The initial findings distinguish geo-blocking from geo-filtering, whereby online shoppers are free to purchase goods or digital content cross-border but are offered different terms and conditions based on their location – for example, different prices depending on the customer’s location. The initial findings note sets out the different economic analyses of the two practices, given their different consequences for consumers. This difference was also noted by the UK’s Competition and Markets Authority in its submission to the Commission’s inquiry. Both papers note that geo-blocking in support of charging different prices to consumers in different countries can, in some circumstances, have an overall beneficial effect for consumers.

What are the Commission’s initial findings?

The Commission initial indications are that companies typically geo-block consumers based on:

(i) unilateral business decisions not to sell cross-border; or (ii) contractual restrictions and/or commercial pressures imposed by suppliers. The legal consequences of each may be different:

  • Unilateral business decision. Most geo-blocking by retailers appears to be based on   unilateral business decisions not to sell cross-border (e.g. due to higher logistics, distribution or compliance costs).

The Commission said that such unilateral behaviour is not caught by EU competition laws, provided that the company in question does not have a dominant market position.

However, companies who refuse to sell abroad may, in some circumstances, still breach the EU Services Directive which prohibits discrimination based on nationality or place of residence except where such a refusal is justified by objective criteria. However, the Services Directive contains limited guidance on the test of objective justification and the CMA called on the Commission to clarify the circumstances which justify different treatment. Importantly, the Services Directive does not apply to copyright content, meaning that it is not relevant to a significant part of the market under review – for example, a lot of digital content will be subject to copyright and so outside the scope of the Services Directive.

  • Contractual restrictions and/or commercial pressure. The Commission’s figures suggest that 59 per cent of digital content providers are contractually required to geo-block their online digital content services (compared to 12 per cent of retailers).
    • Digital content providers. Geo-blocking is most commonly found in licensing agreements that include content such as films, sports and TV series.

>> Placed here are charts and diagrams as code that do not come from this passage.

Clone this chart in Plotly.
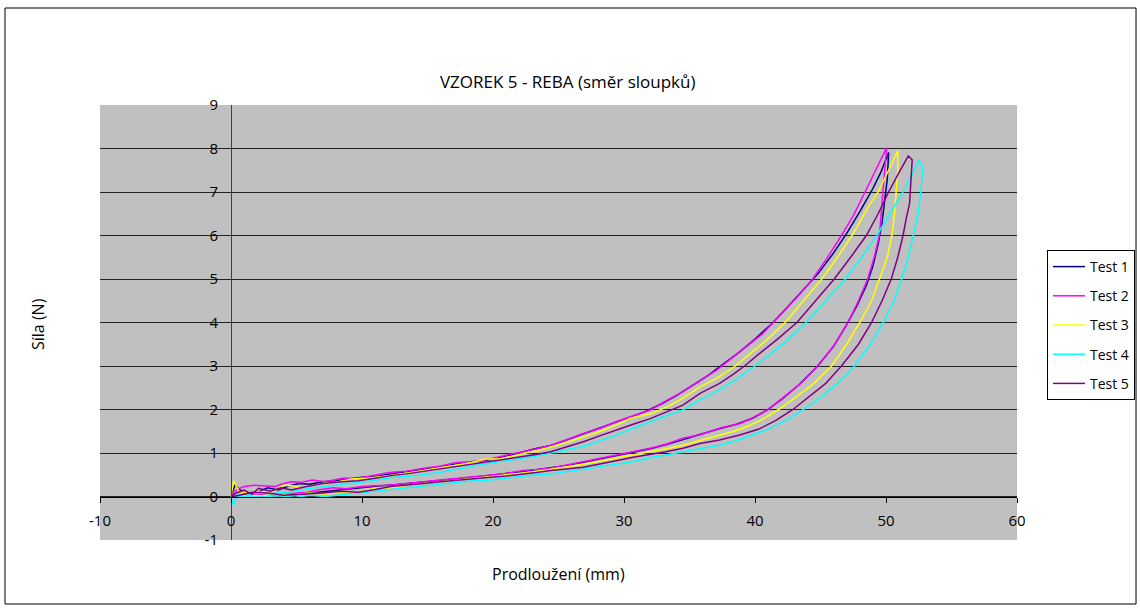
import plotly.graph_objects as go

# Test 1 (navy)
t1_load_x = [0, 0.3, 0.7, 1.2, 2.0, 2.8, 3.6, 4.4, 5.2, 6.0, 7.0, 8.0, 9.0, 10.0, 11.2, 12.4, 13.6, 14.8, 16.0, 17.2, 18.4, 19.6, 20.8, 22.0, 23.2, 24.4, 25.6, 26.8, 28.0, 29.2, 30.4, 31.6, 32.8, 34.0, 35.2, 36.4, 37.6, 38.8, 40.0, 41.2, 42.4, 43.6, 44.8, 46.0, 47.0, 48.0, 49.0, 49.6, 50.2]
t1_load_y = [0.0, 0.26, 0.15, 0.05, 0.1, 0.2, 0.15, 0.24, 0.3, 0.28, 0.34, 0.36, 0.4, 0.44, 0.47, 0.53, 0.58, 0.62, 0.69, 0.75, 0.8, 0.84, 0.92, 1.0, 1.1, 1.17, 1.3, 1.43, 1.55, 1.69, 1.82, 1.95, 2.12, 2.32, 2.55, 2.78, 3.05, 3.32, 3.62, 3.95, 4.33, 4.72, 5.12, 5.6, 6.05, 6.55, 7.08, 7.45, 7.91]
t1_unload_x = [50.2, 50.1, 49.9, 49.7, 49.4, 49.0, 48.5, 47.8, 47.0, 46.0, 44.7, 43.4, 42.1, 40.9, 39.8, 38.6, 37.2, 35.9, 34.6, 33.3, 32.0, 30.7, 29.4, 28.1, 26.8, 25.5, 24.2, 22.9, 21.6, 20.3, 19.0, 17.7, 16.4, 15.1, 13.8, 12.5, 11.2, 9.9, 8.6, 7.3, 6.0, 4.8, 3.6, 2.4, 1.2, 0.4]
t1_unload_y = [7.91, 7.3, 6.8, 6.3, 5.8, 5.3, 4.85, 4.4, 3.95, 3.45, 2.97, 2.58, 2.25, 1.98, 1.8, 1.66, 1.55, 1.43, 1.31, 1.2, 1.1, 1.02, 0.93, 0.86, 0.78, 0.71, 0.65, 0.6, 0.55, 0.5, 0.46, 0.42, 0.38, 0.35, 0.3, 0.27, 0.24, 0.2, 0.17, 0.12, 0.08, 0.04, 0.05, 0.02, 0.03, 0.0]

# Test 2 (magenta)
t2_load_x = [0, 0.3, 0.6, 1.0, 1.8, 2.6, 3.4, 4.0, 4.6, 5.4, 6.2, 7.2, 8.5, 9.7, 11.0, 12.1, 13.4, 14.7, 16.0, 17.2, 18.5, 19.8, 21.0, 22.3, 23.4, 24.4, 25.6, 26.9, 28.2, 29.4, 30.7, 32.0, 33.2, 34.5, 35.8, 37.1, 38.3, 39.5, 40.5, 41.4, 42.5, 43.5, 44.4, 45.5, 46.6, 47.5, 48.4, 49.2, 50.05]
t2_load_y = [0.0, 0.12, 0.18, 0.23, 0.26, 0.24, 0.23, 0.3, 0.34, 0.33, 0.38, 0.34, 0.42, 0.42, 0.49, 0.55, 0.58, 0.65, 0.7, 0.78, 0.8, 0.86, 0.95, 1.03, 1.1, 1.18, 1.3, 1.45, 1.57, 1.72, 1.85, 1.99, 2.2, 2.41, 2.66, 2.91, 3.2, 3.48, 3.72, 4.0, 4.35, 4.68, 5.0, 5.48, 6.0, 6.45, 7.0, 7.5, 8.02]
t2_unload_x = [50.05, 49.9, 49.75, 49.6, 49.5, 49.1, 48.6, 47.9, 47.1, 46.1, 44.8, 43.5, 42.2, 41.0, 39.9, 38.85, 37.3, 35.8, 34.5, 33.2, 32.0, 30.7, 29.4, 28.1, 26.9, 25.6, 24.4, 23.3, 22.3, 21.0, 19.8, 18.5, 17.2, 16.0, 14.7, 13.4, 12.1, 11.0, 10.0, 8.8, 7.8, 6.6, 5.8, 5.1, 4.2, 3.4, 2.6, 1.8, 1.0, 0.4]
t2_unload_y = [8.02, 7.5, 7.0, 6.5, 6.0, 5.5, 5.0, 4.5, 4.0, 3.5, 3.0, 2.6, 2.28, 2.0, 1.82, 1.68, 1.57, 1.42, 1.34, 1.2, 1.11, 1.03, 0.95, 0.87, 0.8, 0.72, 0.65, 0.62, 0.6, 0.53, 0.49, 0.45, 0.41, 0.38, 0.34, 0.3, 0.26, 0.25, 0.23, 0.18, 0.2, 0.15, 0.1, 0.08, 0.05, 0.07, 0.03, 0.05, 0.02, 0.0]

# Test 3 (yellow)
t3_load_x = [0, 0.2, 0.6, 1.2, 2.0, 2.8, 3.4, 4.0, 4.8, 5.3, 6.2, 7.0, 8.0, 9.2, 10.4, 11.4, 12.3, 13.5, 14.7, 16.0, 17.2, 18.4, 19.4, 20.5, 21.4, 22.3, 23.4, 24.4, 25.6, 26.9, 28.2, 29.4, 30.5, 32.0, 33.3, 34.5, 35.8, 37.1, 38.5, 39.7, 40.9, 42.3, 43.7, 45.1, 46.3, 47.4, 48.65, 49.4, 50.2, 50.9]
t3_load_y = [0.0, 0.36, 0.12, 0.08, 0.12, 0.1, 0.15, 0.26, 0.24, 0.2, 0.25, 0.3, 0.33, 0.4, 0.42, 0.45, 0.49, 0.54, 0.6, 0.66, 0.73, 0.78, 0.86, 0.86, 0.92, 0.99, 1.05, 1.13, 1.24, 1.37, 1.5, 1.64, 1.8, 1.9, 2.06, 2.26, 2.52, 2.72, 3.0, 3.3, 3.6, 4.0, 4.5, 5.0, 5.5, 6.0, 6.66, 7.0, 7.5, 7.95]
t3_unload_x = [50.9, 50.9, 50.8, 50.65, 50.45, 50.1, 49.5, 48.9, 48.0, 47.0, 45.85, 44.5, 43.1, 41.8, 40.6, 39.5, 38.4, 37.3, 35.8, 34.5, 33.2, 32.0, 30.7, 29.4, 28.1, 26.9, 25.6, 24.4, 23.3, 22.3, 21.0, 19.8, 18.5, 17.2, 16.0, 14.7, 13.4, 12.2, 11.0, 9.7, 8.4, 7.2, 6.0, 4.8, 3.6, 2.4, 1.2, 0.4]
t3_unload_y = [7.95, 7.5, 7.0, 6.5, 6.0, 5.5, 5.0, 4.5, 4.0, 3.5, 3.0, 2.6, 2.28, 2.0, 1.78, 1.62, 1.5, 1.41, 1.3, 1.18, 1.1, 1.03, 0.95, 0.88, 0.8, 0.74, 0.68, 0.62, 0.58, 0.54, 0.5, 0.47, 0.42, 0.38, 0.34, 0.3, 0.26, 0.2, 0.19, 0.11, 0.1, 0.06, 0.08, 0.04, 0.06, 0.02, 0.03, 0.0]

# Test 4 (cyan)
t4_load_x = [0, 0.2, 0.5, 1.0, 2.1, 3.0, 4.0, 4.6, 5.8, 7.2, 8.4, 9.7, 10.9, 12.1, 13.4, 14.7, 16.0, 17.2, 18.5, 19.8, 21.0, 22.3, 23.4, 24.4, 25.6, 26.9, 28.2, 29.4, 30.7, 32.0, 33.2, 34.5, 35.8, 37.3, 38.7, 40.0, 41.3, 42.5, 43.9, 45.4, 46.9, 47.9, 48.8, 49.3, 50.3, 51.3, 52.0, 52.5]
t4_load_y = [0.0, -0.2, 0.05, 0.0, 0.11, 0.06, 0.1, 0.11, 0.18, 0.23, 0.26, 0.32, 0.37, 0.43, 0.46, 0.5, 0.56, 0.63, 0.7, 0.77, 0.82, 0.88, 0.93, 1.0, 1.08, 1.15, 1.28, 1.41, 1.57, 1.72, 1.85, 1.99, 2.22, 2.45, 2.72, 3.0, 3.3, 3.6, 4.0, 4.5, 5.0, 5.4, 5.78, 6.0, 6.5, 7.0, 7.4, 7.74]
t4_unload_x = [52.5, 52.8, 52.7, 52.45, 52.1, 51.7, 51.2, 50.6, 49.8, 48.8, 47.6, 46.3, 45.0, 43.7, 42.4, 41.0, 39.5, 38.4, 37.3, 35.8, 34.5, 33.2, 32.0, 30.7, 29.4, 28.1, 26.9, 25.6, 24.4, 23.3, 22.3, 21.0, 19.8, 18.5, 17.2, 16.0, 14.7, 13.4, 12.1, 10.9, 9.7, 8.4, 7.2, 6.0, 4.8, 3.6, 2.4, 1.2, 0.4]
t4_unload_y = [7.74, 7.57, 7.12, 6.5, 6.0, 5.5, 5.0, 4.5, 4.0, 3.5, 3.0, 2.6, 2.28, 2.0, 1.75, 1.55, 1.38, 1.27, 1.18, 1.1, 1.03, 0.95, 0.89, 0.8, 0.74, 0.69, 0.64, 0.57, 0.52, 0.5, 0.47, 0.42, 0.38, 0.36, 0.32, 0.27, 0.24, 0.19, 0.15, 0.12, 0.08, 0.05, 0.0, 0.03, -0.02, 0.02, -0.01, 0.01, 0.0]

# Test 5 (purple)
t5_load_x = [0, 0.4, 1.0, 1.6, 2.1, 3.0, 3.8, 4.6, 5.6, 7.0, 8.5, 9.7, 11.0, 12.2, 13.4, 14.7, 16.0, 17.2, 18.5, 19.8, 21.0, 22.3, 23.4, 24.4, 25.6, 26.9, 28.2, 29.4, 30.7, 32.0, 33.2, 34.5, 35.8, 37.3, 38.3, 39.2, 40.4, 41.65, 43.2, 44.6, 46.05, 47.3, 48.5, 49.4, 50.2, 51.0, 51.7]
t5_load_y = [0.0, 0.08, 0.15, 0.05, 0.19, 0.12, 0.2, 0.15, 0.22, 0.3, 0.34, 0.36, 0.42, 0.48, 0.52, 0.58, 0.63, 0.69, 0.74, 0.8, 0.86, 0.93, 0.97, 1.03, 1.14, 1.26, 1.4, 1.53, 1.66, 1.79, 1.93, 2.1, 2.37, 2.6, 2.8, 3.0, 3.3, 3.6, 4.0, 4.5, 5.0, 5.5, 6.0, 6.5, 7.0, 7.45, 7.83]
t5_unload_x = [51.7, 52.0, 51.8, 51.55, 51.3, 50.9, 50.4, 49.7, 48.9, 47.9, 46.6, 45.4, 44.1, 42.9, 41.6, 40.3, 38.9, 37.3, 35.8, 34.5, 33.2, 32.0, 30.7, 29.4, 28.1, 26.9, 25.6, 24.4, 23.3, 22.3, 21.0, 19.8, 18.5, 17.2, 16.0, 14.7, 13.4, 12.2, 11.0, 9.7, 8.4, 7.0, 5.6, 4.0, 2.8, 1.6, 0.8, 0.2]
t5_unload_y = [7.83, 7.74, 6.74, 6.4, 6.0, 5.5, 5.0, 4.5, 4.0, 3.5, 3.0, 2.6, 2.28, 2.0, 1.75, 1.55, 1.42, 1.3, 1.22, 1.11, 1.03, 0.97, 0.9, 0.82, 0.74, 0.67, 0.63, 0.6, 0.55, 0.51, 0.47, 0.44, 0.41, 0.38, 0.34, 0.3, 0.27, 0.23, 0.16, 0.1, 0.12, 0.08, 0.06, 0.03, 0.08, 0.1, 0.04, 0.0]

names = ["Test 1", "Test 2", "Test 3", "Test 4", "Test 5"]
colors = ["#000080", "#FF00FF", "#FFFF00", "#00FFFF", "#800080"]

x_ticks = [-10, 0, 10, 20, 30, 40, 50, 60]
x_ticktext = ["-10", "0", "10", "20", "30", "40", "50", "60"]
y_ticks = [-1, 0, 1, 2, 3, 4, 5, 6, 7, 8, 9]
y_ticktext = ["-1", "0", "1", "2", "3", "4", "5", "6", "7", "8", "9"]

series = [
    (t1_load_x + t1_unload_x, t1_load_y + t1_unload_y),
    (t2_load_x + t2_unload_x, t2_load_y + t2_unload_y),
    (t3_load_x + t3_unload_x, t3_load_y + t3_unload_y),
    (t4_load_x + t4_unload_x, t4_load_y + t4_unload_y),
    (t5_load_x + t5_unload_x, t5_load_y + t5_unload_y),
]

FONT = "Open Sans"

fig = go.Figure()
for (xs, ys), name, col in zip(series, names, colors):
    fig.add_trace(go.Scatter(x=xs, y=ys, mode="lines", name=name, legendgroup=name,
                             line=dict(color=col, width=1.5)))

fig.update_layout(
    width=1140, height=608,
    margin=dict(l=100, r=123, t=105, b=68),
    paper_bgcolor="white",
    plot_bgcolor="#C0C0C0",
    font=dict(family=FONT, size=15, color="black"),
    title=dict(text="VZOREK 5 - REBA (směr sloupků)", x=0.498, xref="container",
               y=1 - 82 / 608, yref="container", xanchor="center", yanchor="middle",
               font=dict(family=FONT, size=17, color="black")),
    showlegend=True,
    # container refs so the legend does not shrink the plot area
    legend=dict(xref="container", yref="container", x=1047 / 1140, y=1 - 250 / 608,
                xanchor="left", yanchor="top",
                bgcolor="white", bordercolor="black", borderwidth=1,
                font=dict(family=FONT, size=14), tracegroupgap=8,
                itemwidth=32),
    xaxis=dict(range=[-10, 60], tickvals=x_ticks, ticktext=x_ticktext,
               showgrid=False, zeroline=False,
               showline=True, linecolor="black", linewidth=1,
               anchor="free", position=0.1,
               ticks="outside", ticklen=5, tickcolor="black",
               ticklabelstandoff=5, tickfont=dict(size=15)),
    yaxis=dict(range=[-1, 9], tickvals=y_ticks, ticktext=y_ticktext,
               showgrid=True, gridcolor="#222222", gridwidth=1,
               zeroline=False, showline=True, linecolor="#404040", linewidth=1,
               anchor="free", position=10 / 70,
               ticks="", ticklabelstandoff=10, tickfont=dict(size=15)),
    annotations=[
        dict(text="Prodloužení (mm)", x=0.5, y=(540 - 574) / 435, xref="paper", yref="paper",
             showarrow=False, font=dict(family=FONT, size=16), xanchor="center", yanchor="middle"),
        dict(text="Síla (N)", x=(38 - 100) / 917, y=(540 - 324) / 435, xref="paper", yref="paper",
             showarrow=False, textangle=-90, font=dict(family=FONT, size=16),
             xanchor="center", yanchor="middle"),
    ],
    shapes=[
        dict(type="rect", xref="paper", yref="paper",
             x0=(5 - 100) / 917, x1=(1136 - 100) / 917,
             y0=(540 - 604) / 435, y1=(540 - 8) / 435,
             line=dict(color="black", width=1), fillcolor="rgba(0,0,0,0)", layer="below"),
    ],
)

# page margin off so the figure sits at the window's top-left corner
fig.write_html("out.html", config={"displayModeBar": False},
               post_script="document.body.style.margin='0';")
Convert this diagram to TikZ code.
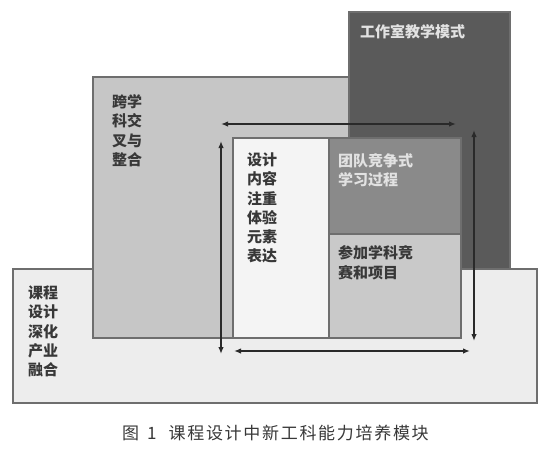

The Commission states that it will assess the compatibility of licensing agreements with EU competition laws on a case-by-case basis. Such a case-by-case analysis is, of course, important given that the Commission would also have to assess the legal and economic background to understand whether they could give rise to a restriction of competition, and, also, whether or not they may be justified in light of other benefits the arrangements may create for consumers.

  • Retailers. The Commission found a number of territorial restrictions that may raise competition concerns, particularly: (i) restrictions on retailers to sell to consumers outside their Member State of establishment or sell into specific Member States; (ii) restrictions of active sales by retailers outside a designated territory where the supplier did not have an exclusive distribution agreement in place; (iii) restrictions of passive sales into territories that had been exclusively allocated to other distributors or reserved to the supplier; (iv) restrictions on retailers within a selective distribution system on selling to certain end consumers within a designated territory.

Again, the Commission has said that further analysis is required before it can decide whether any follow-up enforcement action is necessary.

The Commission’s assessment of the legal context ought also to take into account the territoriality of IP rights. Where a business has the right to use certain IP rights in one Member State, but not in another, this may impact whether it can lawfully offer goods and services across borders.

The Commission found that geo-filtering is somewhat less widespread than geo-blocking.

What happens next?

The Commission will publish a more detailed analysis of all findings from the sector inquiry in a Preliminary Report in mid-2016. This Preliminary Report will not only cover the replies from the retail level of the distribution chain, but also from suppliers and rights holders.

The Final Report is scheduled for the first quarter of 2017.

Our Regulatory & Public Affairs team in Brussels hears that the Commission plans to publish a geo-blocking and e-commerce package on 18 May. This could include a legislative proposal on unjustified geo-blocking (together with a proposal on parcel delivery and a review of the Regulation on Consumer Protection Cooperation).